#### DATASET ROWS ####

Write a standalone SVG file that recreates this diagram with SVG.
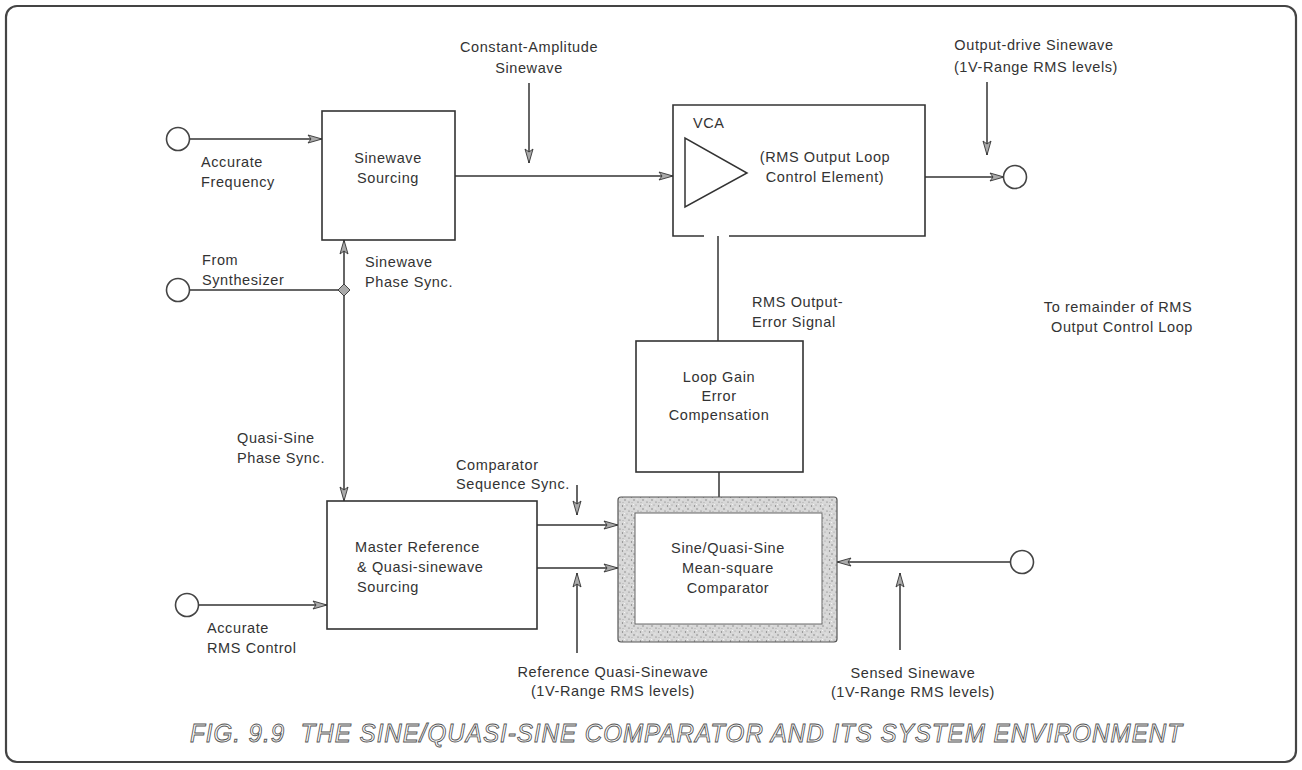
<svg xmlns="http://www.w3.org/2000/svg" width="1302" height="770" viewBox="0 0 1302 770">
<style>
.t{font-family:"Liberation Sans",Arial,sans-serif;font-size:14.5px;fill:#333;letter-spacing:0.6px}
.m{text-anchor:middle}
.box{fill:#fff;stroke:#333;stroke-width:1.6}
.ln{fill:none;stroke:#333;stroke-width:1.5}
.arr{marker-end:url(#ah)}
.term{fill:#fff;stroke:#444;stroke-width:1.6}
.cap{font-family:"Liberation Sans",Arial,sans-serif;font-size:25px;font-style:italic;fill:#fff;stroke:#555;stroke-width:0.9;letter-spacing:1px}
</style>
<defs>
<marker id="ah" markerUnits="userSpaceOnUse" markerWidth="16" markerHeight="10" refX="14" refY="4.5" orient="auto" overflow="visible">
<path d="M0,0.5 L14,4.5 L0,8.5 L3,4.5 Z" fill="#aaa" stroke="#333" stroke-width="0.9"/>
</marker>
<pattern id="speck" width="9" height="9" patternUnits="userSpaceOnUse">
<rect width="9" height="9" fill="#d8d8d8"/>
<circle cx="1.5" cy="2" r="0.7" fill="#777"/>
<circle cx="6" cy="1" r="0.6" fill="#999"/>
<circle cx="4" cy="5" r="0.8" fill="#888"/>
<circle cx="8" cy="7" r="0.6" fill="#666"/>
<circle cx="2" cy="7.5" r="0.6" fill="#aaa"/>
<circle cx="7" cy="4" r="0.6" fill="#f4f4f4"/>
<circle cx="3.5" cy="0.5" r="0.6" fill="#f4f4f4"/>
</pattern>
</defs>

<rect x="6" y="6" width="1290" height="756" rx="11" fill="none" stroke="#444" stroke-width="2.2"/>

<g id="connectors">
<path class="ln arr" d="M190,139 H322"/>
<path class="ln" d="M190,290 H344"/>
<path class="ln arr" d="M344,290 V240"/>
<path class="ln arr" d="M344,290 V501"/>
<path d="M344,284 L350,290 L344,296 L338,290 Z" fill="#aaa" stroke="#333" stroke-width="0.9"/>
<path class="ln arr" d="M455,176 H673"/>
<path class="ln arr" d="M529,83 V163"/>
<path class="ln arr" d="M925,177 H1004"/>
<path class="ln arr" d="M987,82 V155"/>
<path class="ln arr" d="M718,341 V190"/>
<path class="ln" d="M719,472 V497"/>
<path class="ln arr" d="M537,525 H618"/>
<path class="ln arr" d="M537,568 H618"/>
<path class="ln arr" d="M577,485 V515"/>
<path class="ln arr" d="M577,653 V573"/>
<path class="ln arr" d="M1011,562 H837"/>
<path class="ln arr" d="M900,650 V573"/>
<path class="ln arr" d="M198,605 H327"/>
</g>

<g id="in-freq"><circle class="term" cx="178" cy="139" r="11.5"/>
<text class="t" x="201" y="167">Accurate</text><text class="t" x="201" y="187">Frequency</text></g>
<g id="in-synth"><circle class="term" cx="178" cy="290" r="11.5"/>
<text class="t" x="202" y="265">From</text><text class="t" x="202" y="285">Synthesizer</text></g>
<g id="in-rms"><circle class="term" cx="187" cy="605" r="11.5"/>
<text class="t" x="207" y="633">Accurate</text><text class="t" x="207" y="653">RMS Control</text></g>
<g id="out"><circle class="term" cx="1015" cy="177" r="11.5"/>
<text class="t m" x="1034" y="50">Output-drive Sinewave</text><text class="t m" x="1036" y="72">(1V-Range RMS levels)</text></g>
<g id="in-sensed"><circle class="term" cx="1022" cy="562" r="11.5"/>
<text class="t m" x="913" y="678">Sensed Sinewave</text><text class="t m" x="913" y="697">(1V-Range RMS levels)</text></g>

<g id="sourcing"><rect class="box" x="322" y="111" width="133" height="129"/>
<text class="t m" x="388" y="163">Sinewave</text><text class="t m" x="388" y="183">Sourcing</text></g>

<g id="vca">
<path class="box" d="M704,236 H673 V105 H925 V236 H729"/>
<polygon points="685,138 685,207 747,173" fill="#fff" stroke="#333" stroke-width="1.5"/>
<text class="t" x="693" y="128">VCA</text>
<text class="t m" x="825" y="162">(RMS Output Loop</text><text class="t m" x="825" y="182">Control Element)</text>
</g>

<g id="loopgain"><rect class="box" x="636" y="341" width="167" height="131"/>
<text class="t m" x="719" y="382">Loop Gain</text><text class="t m" x="719" y="401">Error</text><text class="t m" x="719" y="420">Compensation</text></g>

<g id="master"><rect class="box" x="327" y="501" width="210" height="128"/>
<text class="t" x="355" y="552">Master Reference</text><text class="t" x="357" y="572">&amp; Quasi-sinewave</text><text class="t" x="357" y="592">Sourcing</text></g>

<g id="comparator">
<rect x="618" y="497" width="219" height="145" rx="3" fill="url(#speck)" stroke="#555" stroke-width="1.2"/>
<rect x="635" y="513" width="187" height="111" fill="#fff" stroke="#666" stroke-width="1"/>
<text class="t m" x="728" y="553">Sine/Quasi-Sine</text><text class="t m" x="728" y="573">Mean-square</text><text class="t m" x="728" y="593">Comparator</text>
</g>

<g id="labels">
<text class="t m" x="529" y="52">Constant-Amplitude</text><text class="t m" x="529" y="73">Sinewave</text>
<text class="t" x="365" y="267">Sinewave</text><text class="t" x="365" y="287">Phase Sync.</text>
<text class="t" x="237" y="443">Quasi-Sine</text><text class="t" x="237" y="463">Phase Sync.</text>
<text class="t" x="752" y="307">RMS Output-</text><text class="t" x="752" y="327">Error Signal</text>
<text class="t m" x="1118" y="312">To remainder of RMS</text><text class="t m" x="1122" y="332">Output Control Loop</text>
<text class="t" x="456" y="470">Comparator</text><text class="t" x="456" y="489">Sequence Sync.</text>
<text class="t m" x="613" y="677">Reference Quasi-Sinewave</text><text class="t m" x="613" y="696">(1V-Range RMS levels)</text>
</g>

<text class="cap" x="190" y="742" textLength="993" lengthAdjust="spacingAndGlyphs">FIG. 9.9&#160; THE SINE/QUASI-SINE COMPARATOR AND ITS SYSTEM ENVIRONMENT</text>
</svg>
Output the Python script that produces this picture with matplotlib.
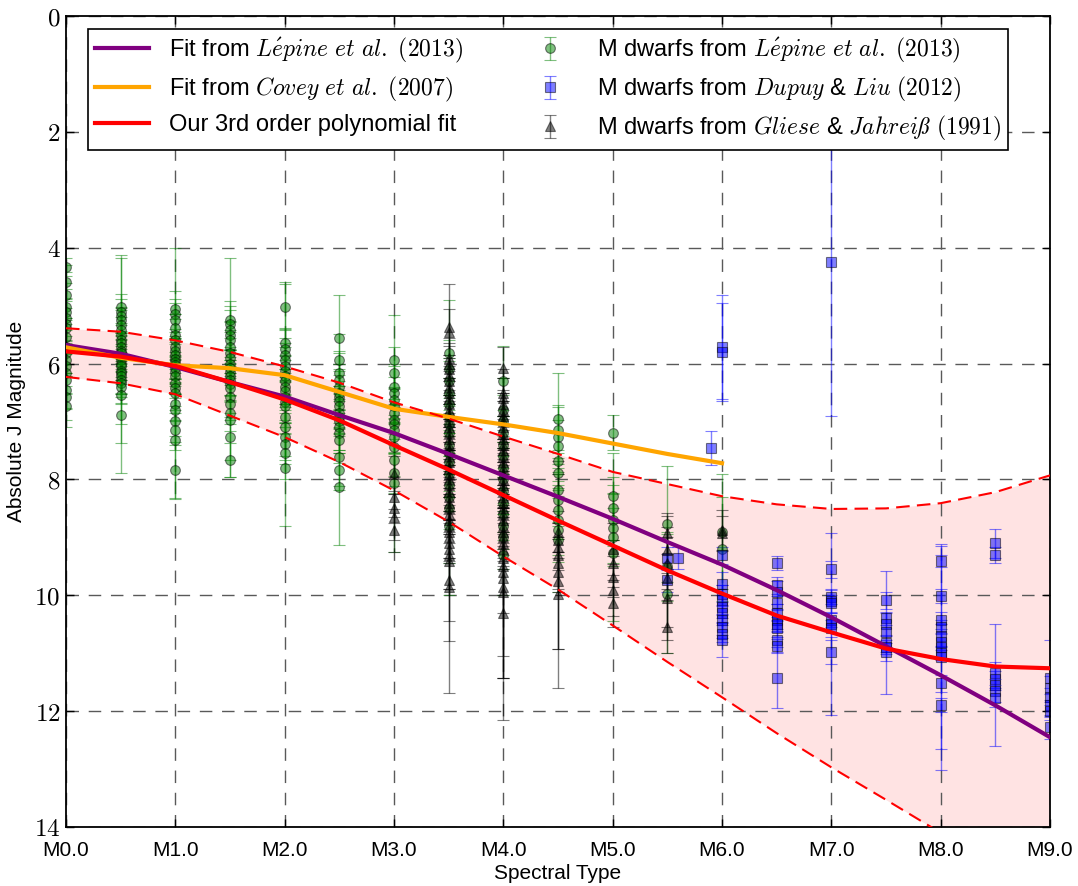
import numpy as np
import matplotlib
matplotlib.use('Agg')
import matplotlib.pyplot as plt
from matplotlib.ticker import FuncFormatter

# fit curves at every half subtype
fit_spt = [0.0, 0.5, 1.0, 1.5, 2.0, 2.5, 3.0, 3.5, 4.0, 4.5, 5.0, 5.5, 6.0, 6.5, 7.0, 7.5, 8.0, 8.5, 9.0]
lepine_fit = [5.68, 5.83, 6.06, 6.32, 6.57, 6.89, 7.20, 7.56, 7.93, 8.30, 8.68, 9.08, 9.47, 9.91, 10.38, 10.88, 11.38, 11.90, 12.45]
our_fit = [5.79, 5.88, 6.04, 6.32, 6.62, 6.98, 7.41, 7.83, 8.27, 8.71, 9.14, 9.57, 9.97, 10.35, 10.64, 10.92, 11.10, 11.23, 11.26]
our_upper = [5.39, 5.45, 5.60, 5.80, 6.05, 6.33, 6.67, 6.95, 7.26, 7.56, 7.87, 8.08, 8.29, 8.43, 8.51, 8.50, 8.41, 8.22, 7.93]
our_lower = [6.23, 6.34, 6.53, 6.90, 7.27, 7.70, 8.19, 8.73, 9.33, 9.90, 10.52, 11.15, 11.76, 12.38, 12.97, 13.53, 14.10, 14.70, 15.30]
covey_spt = [0.0, 0.5, 1.0, 1.5, 2.0, 2.5, 3.0, 3.5, 4.0, 4.5, 5.0, 5.5, 6.0]
covey_fit = [5.72, 5.90, 6.03, 6.08, 6.20, 6.49, 6.78, 6.92, 7.05, 7.20, 7.38, 7.56, 7.72]

# Lepine et al. (2013) M dwarfs
lepine_spt = [0.0, 0.5, 1.0, 1.5, 2.0, 2.5, 3.0, 3.5, 4.0, 4.5, 5.0, 5.5, 6.0]
lepine_mj = [
    [4.33, 4.59, 4.82, 5.02, 5.11, 5.22, 5.31, 5.39, 5.54, 5.71, 5.82, 5.94, 6.05, 6.17, 6.28, 6.46, 6.57, 6.74],
    [5.02, 5.11, 5.18, 5.25, 5.33, 5.42, 5.50, 5.59, 5.65, 5.71, 5.78, 5.82, 5.88, 5.94, 6.00, 6.05, 6.12, 6.17, 6.22, 6.28, 6.34, 6.40, 6.54, 6.89],
    [5.05, 5.15, 5.25, 5.39, 5.50, 5.59, 5.71, 5.78, 5.85, 5.92, 5.97, 6.03, 6.08, 6.15, 6.22, 6.34, 6.42, 6.51, 6.69, 6.80, 7.00, 7.15, 7.32, 7.84],
    [5.25, 5.32, 5.42, 5.50, 5.59, 5.71, 5.82, 5.90, 6.00, 6.07, 6.14, 6.22, 6.28, 6.35, 6.43, 6.57, 6.69, 6.86, 6.97, 7.26, 7.66],
    [5.02, 5.65, 5.74, 5.85, 5.94, 6.05, 6.12, 6.22, 6.30, 6.40, 6.48, 6.57, 6.66, 6.74, 6.92, 7.09, 7.26, 7.38, 7.55, 7.81],
    [5.56, 5.94, 6.17, 6.28, 6.40, 6.50, 6.57, 6.65, 6.74, 6.85, 6.92, 7.00, 7.09, 7.20, 7.32, 7.61, 7.84, 8.13],
    [5.94, 6.17, 6.40, 6.51, 6.63, 6.74, 6.86, 6.97, 7.05, 7.15, 7.26, 7.44, 7.66, 7.89, 8.07],
    [5.82, 6.10, 6.30, 6.50, 6.70, 6.90, 7.05, 7.20, 7.40, 7.55, 7.70, 7.90, 8.10, 8.30, 8.50, 8.80],
    [6.30, 6.80, 7.00, 7.20, 7.40, 7.60, 7.80, 8.00, 8.20, 8.40, 8.60, 8.80, 9.00, 9.30],
    [6.95, 7.15, 7.26, 7.43, 7.69, 7.89, 8.18, 8.35, 8.53, 8.70, 8.87, 9.04],
    [7.19, 8.29, 8.50, 8.70, 8.84, 8.99, 9.27],
    [8.77, 9.50, 9.97],
    [8.90, 9.20],
]
lepine_err = [
    [0.15, 0.30, 0.40, 0.30, 0.50, 0.30, 0.45, 0.35, 0.30, 0.50, 0.40, 0.30, 0.45, 0.35, 0.50, 0.30, 0.40, 0.35],
    [0.85, 0.98, 0.30, 0.45, 0.25, 0.40, 0.30, 0.55, 0.35, 0.25, 0.45, 0.30, 0.40, 0.35, 0.50, 0.30, 0.45, 0.35, 0.30, 0.40, 0.35, 0.97, 0.50, 1.00],
    [1.04, 0.40, 0.30, 0.50, 0.35, 0.45, 0.30, 0.55, 0.40, 0.35, 0.30, 0.50, 0.45, 0.35, 0.30, 0.40, 0.55, 0.35, 0.30, 0.45, 0.40, 0.35, 1.00, 0.49],
    [1.07, 0.40, 0.35, 0.50, 0.30, 0.45, 0.40, 0.35, 0.55, 0.30, 0.40, 0.45, 0.35, 0.30, 0.50, 0.40, 0.35, 0.30, 0.98, 0.40, 0.29],
    [0.40, 1.05, 0.35, 0.45, 0.30, 0.50, 0.40, 0.35, 0.45, 0.30, 0.55, 0.40, 0.35, 0.45, 0.30, 0.50, 0.40, 0.35, 0.45, 1.00],
    [0.74, 0.45, 0.35, 0.50, 0.40, 0.30, 0.45, 0.55, 0.35, 0.40, 0.30, 0.50, 0.45, 0.35, 0.40, 0.50, 0.35, 1.00],
    [0.78, 0.45, 0.35, 0.50, 0.40, 0.30, 0.45, 0.55, 0.35, 0.40, 0.30, 0.50, 0.45, 0.35, 1.18],
    [0.92, 0.50, 0.40, 0.55, 0.45, 0.35, 0.50, 0.40, 0.45, 0.35, 0.50, 0.40, 0.45, 0.55, 0.95, 1.20],
    [0.60, 0.55, 0.45, 0.40, 0.50, 0.35, 0.45, 0.55, 0.40, 0.50, 0.45, 0.40, 0.55, 0.70],
    [0.78, 0.40, 0.55, 0.45, 0.50, 0.40, 0.55, 0.45, 0.50, 0.60, 0.55, 0.90],
    [0.30, 0.75, 0.55, 0.45, 0.60, 0.50, 1.18],
    [1.00, 0.60, 1.03],
    [1.00, 0.90],
]

# Dupuy & Liu (2012) M dwarfs
dupuy_spt = [5.5, 5.6, 5.9, 6.0, 6.5, 7.0, 7.5, 8.0, 8.5, 9.0]
dupuy_mj = [
    [9.36, 9.74],
    [9.36],
    [7.46],
    [5.72, 5.80, 9.31, 9.80, 9.97, 10.08, 10.20, 10.31, 10.43, 10.54, 10.66, 10.77],
    [9.45, 9.83, 9.95, 10.14, 10.30, 10.43, 10.50, 10.57, 10.78, 10.87, 11.42],
    [4.25, 9.55, 10.03, 10.10, 10.14, 10.43, 10.50, 10.57, 10.98],
    [10.09, 10.40, 10.50, 10.64, 10.83, 10.90, 10.98],
    [9.41, 10.02, 10.43, 10.55, 10.70, 10.80, 10.90, 11.00, 11.07, 11.52, 11.90],
    [9.10, 9.31, 11.35, 11.45, 11.55, 11.65, 11.78],
    [11.42, 11.60, 11.75, 11.90, 12.00, 12.28],
]
dupuy_err = [
    [0.20, 0.20],
    [0.19],
    [0.29],
    [0.90, 0.85, 0.15, 0.20, 0.15, 0.25, 0.20, 0.15, 0.25, 0.20, 0.15, 0.29],
    [0.12, 0.15, 0.20, 0.12, 0.15, 0.20, 0.12, 0.15, 0.20, 0.12, 0.53],
    [2.65, 0.15, 0.12, 0.20, 0.15, 0.12, 1.57, 0.15, 0.20],
    [0.15, 0.12, 0.20, 1.06, 0.15, 0.12, 0.15],
    [0.10, 0.12, 0.15, 0.12, 0.20, 0.15, 1.75, 0.12, 1.95, 0.15, 0.12],
    [0.25, 0.14, 0.20, 0.15, 1.06, 0.20, 0.15],
    [0.65, 0.20, 0.15, 0.20, 0.15, 0.20],
]

# Gliese & Jahreiss (1991) M dwarfs
gliese_spt = [3.0, 3.5, 4.0, 4.5, 5.0, 5.5, 6.0]
gliese_mj = [
    [7.90, 8.30, 8.50, 8.65, 8.88],
    [5.37, 5.45, 5.90, 6.00, 6.10, 6.20, 6.30, 6.40, 6.50, 6.60, 6.70, 6.80, 6.90, 7.00, 7.10, 7.20, 7.30,
     7.40, 7.50, 7.60, 7.70, 7.80, 7.90, 8.00, 8.10, 8.20, 8.30, 8.40, 8.50, 8.60, 8.70, 8.80, 8.90,
     9.00, 9.10, 9.20, 9.30, 9.40, 9.74, 9.85],
    [6.08, 6.50, 6.60, 6.70, 6.80, 6.90, 7.00, 7.10, 7.20, 7.30, 7.40, 7.50, 7.60, 7.70, 7.80, 7.90, 8.00,
     8.10, 8.20, 8.30, 8.40, 8.50, 8.60, 8.70, 8.80, 8.90, 9.00, 9.10, 9.20, 9.35, 9.50, 9.60, 9.70,
     9.85, 9.95, 10.30],
    [8.90, 9.05, 9.16, 9.30, 9.45, 9.60, 9.75, 9.97],
    [9.20, 9.45, 9.68, 9.91, 10.14],
    [8.93, 9.22, 9.45, 9.70, 10.05, 10.54],
    [8.87, 8.93],
]
gliese_err = [
    [0.30, 0.35, 0.25, 0.40, 0.37],
    [0.75, 0.40, 0.35, 0.30, 0.45, 0.35, 0.40, 0.30, 0.45, 0.35, 0.40, 0.30, 0.45, 0.35, 0.40, 0.30, 0.45,
     0.35, 0.40, 0.30, 0.45, 0.35, 0.40, 0.30, 0.45, 0.35, 0.40, 0.30, 0.45, 0.35, 0.40, 0.55, 0.45,
     0.40, 0.35, 1.25, 0.60, 0.50, 1.05, 1.84],
    [0.37, 0.40, 0.35, 0.45, 0.30, 0.40, 0.35, 0.45, 0.30, 0.40, 0.35, 0.45, 0.30, 0.40, 0.35, 0.45, 0.30,
     0.40, 0.35, 0.45, 0.30, 0.40, 0.35, 0.45, 0.30, 0.40, 0.35, 0.45, 0.30, 1.70, 1.93, 0.40, 1.73,
     0.45, 1.48, 1.85],
    [0.35, 0.30, 0.40, 1.62, 0.45, 0.35, 1.85, 0.95],
    [0.45, 0.40, 0.35, 0.45, 0.40],
    [0.35, 0.40, 0.45, 1.07, 0.50, 0.46],
    [0.35, 0.30],
]

spt_ticks = [0, 1, 2, 3, 4, 5, 6, 7, 8, 9]
spt_labels = ['M0.0', 'M1.0', 'M2.0', 'M3.0', 'M4.0', 'M5.0', 'M6.0', 'M7.0', 'M8.0', 'M9.0']
mag_ticks = [0, 2, 4, 6, 8, 10, 12, 14]


def flatten(spt, mags, errs):
    x, y, e = [], [], []
    for s, m, er in zip(spt, mags, errs):
        x += [s] * len(m)
        y += m
        e += er
    return np.array(x), np.array(y), np.array(e)


plt.rcParams['font.family'] = ['Liberation Sans', 'DejaVu Sans']
plt.rcParams['mathtext.fontset'] = 'cm'

fig = plt.figure(figsize=(10.78, 8.86), dpi=100)
ax = fig.add_axes([66 / 1078, 59 / 886, 984 / 1078, 811 / 886])

ax.fill_between(fit_spt, our_lower, our_upper, color='red', alpha=0.11, lw=0, zorder=1)

# 数据点
lx, ly, le = flatten(lepine_spt, lepine_mj, lepine_err)
dx, dy, de = flatten(dupuy_spt, dupuy_mj, dupuy_err)
gx, gy, ge = flatten(gliese_spt, gliese_mj, gliese_err)
eb_kw = dict(alpha=0.5, capsize=4.5, elinewidth=1, capthick=1, mec='k', mew=0.8, zorder=2)
h_lep = ax.errorbar(lx, ly, yerr=le, fmt='o', color='green', ms=7, **eb_kw)
h_dup = ax.errorbar(dx, dy, yerr=de, fmt='s', color='blue', ms=7, **eb_kw)
h_gli = ax.errorbar(gx, gy, yerr=ge, fmt='^', color='black', ms=7.5, **eb_kw)

# fits
h1, = ax.plot(fit_spt, lepine_fit, color='purple', lw=3, zorder=3)
h2, = ax.plot(covey_spt, covey_fit, color='orange', lw=3, zorder=3)
ax.plot(fit_spt, our_upper, color='red', lw=1.5, ls=(0, (6.5, 3.5)), zorder=3)
ax.plot(fit_spt, our_lower, color='red', lw=1.5, ls=(0, (6.5, 3.5)), zorder=3)
h3, = ax.plot(fit_spt, our_fit, color='red', lw=3, zorder=3)

ax.set_xlim(0, 9)
ax.set_ylim(14, 0)
ax.set_xticks(spt_ticks, spt_labels)
ax.set_yticks(mag_ticks)
ax.yaxis.set_major_formatter(FuncFormatter(lambda v, p: f'${v:g}$'))
ax.tick_params(direction='in', length=6, width=1, top=True, right=True)
ax.tick_params(axis='x', labelsize=15, pad=10)
ax.tick_params(axis='y', labelsize=18, pad=4)
for sp in ax.spines.values():
    sp.set_linewidth(1.3)
ax.grid(True, color='0.35', lw=1, ls=(0, (9, 7)))

ax.set_xlabel('Spectral Type', fontsize=15, labelpad=3)
ax.set_ylabel('Absolute J Magnitude', fontsize=15, labelpad=6)

labels = [
    r'Fit from $L\acute{e}pine\ et\ al.$ $(2013)$',
    r'Fit from $Covey\ et\ al.$ $(2007)$',
    'Our 3rd order polynomial fit',
    r'M dwarfs from $L\acute{e}pine\ et\ al.$ $(2013)$',
    r'M dwarfs from $Dupuy$ & $Liu$ $(2012)$',
    r'M dwarfs from $Gliese$ & $Jahreiß$ $(1991)$',
]
leg = ax.legend([h1, h2, h3, h_lep, h_dup, h_gli], labels, ncol=2, loc='upper left',
                bbox_to_anchor=(22 / 984, 1 - 13 / 811), borderaxespad=0, fontsize=17,
                fancybox=False, framealpha=1, edgecolor='k', numpoints=1,
                handlelength=2.3, handletextpad=0.85, columnspacing=2.5,
                labelspacing=0.42, borderpad=0.3)
leg.get_frame().set_linewidth(1.2)

fig.savefig('out.png', dpi=100)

####

• **PROBLEM STATEMENT**:
Begin with the line that contains "Output the Python" and end with the line that contains "from matplotlib.ticker import FuncFormatter"; write out both and all lines between exactly, but no pictures.

• **FULL OUTPUT**:
Output the Python script that produces this picture with matplotlib.
import numpy as np
import matplotlib
matplotlib.use('Agg')
import matplotlib.pyplot as plt
from matplotlib.ticker import FuncFormatter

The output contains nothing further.